= Herman E. Johnson =

American country blues guitarist

Johnson in 1961.

Herman E. Johnson (born August 18, 1909 – February 2, 1975) was an American country blues guitarist. He was recorded by folklorist Harry Oster in Louisiana, in 1961.

== Biography ==

According to his army draft card, Johnson was born in Zachary, Louisiana on August 18, 1909. He later spoke about his early life and conversion to the blues in an interview: "I had a good religious father, a good religious mother. They were both members of the Baptist church. I was the onliest jack of the family... So my life was just that way, to keep out of trouble, drink my little whiskey, and go and do ugly little things like that". Johnson's religious background influenced his later guitar styles; he learned to play the instrument, sometimes laying flat on his knees, in 1927 to undo the boredom of several odd jobs, including cotton picking, concrete mixing, and working in a scrap metal yard. Another major influence Johnson credited was reputable Texas blues musician Blind Lemon Jefferson.

Johnson was still living in rural Zachary when he received his army call-up. A military questionnaire, dated October 24, 1940, indicated he had a wife named Elizabeth and was employed at a chemical plant. In 1961, while working as a janitor at Southern
University, Johnson was recorded in Baton Rouge by folklorist Harry Oster. Oster’s field recording session with Johnson, along with numerous other blues musicians, were preserved in the Library of Congress. Among Johnson's songs, his "Depression Blues", a recollection of his frantic search for a job, is his most memorable.

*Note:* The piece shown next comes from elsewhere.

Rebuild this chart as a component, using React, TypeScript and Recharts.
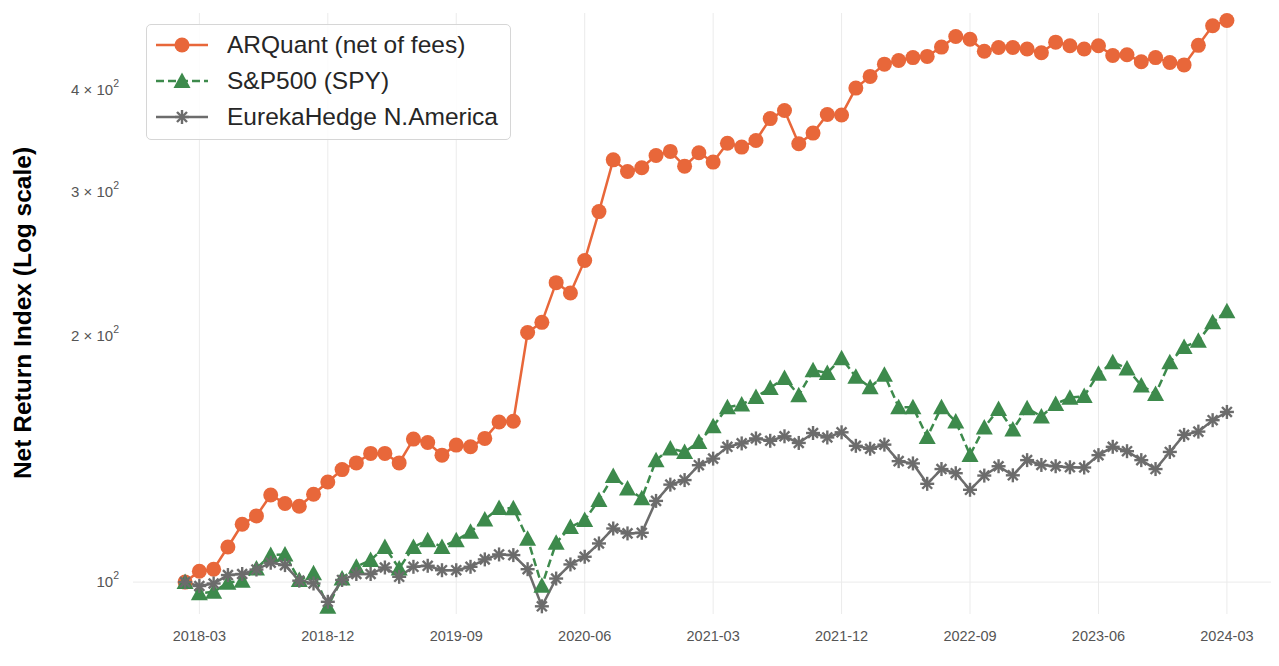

After suffering a stroke in 1970, Johnson retired from performing. He died in 1975 at 65 years-old. His recordings were compiled on the album Louisiana Country Blues on Arhoolie Records, in 1972. The album was reissued in 1996 on CD along with another guitarist Smoky Babe. Cub Koda, in his review of the album, described the pair's sound as "back porch country blues of the highest order".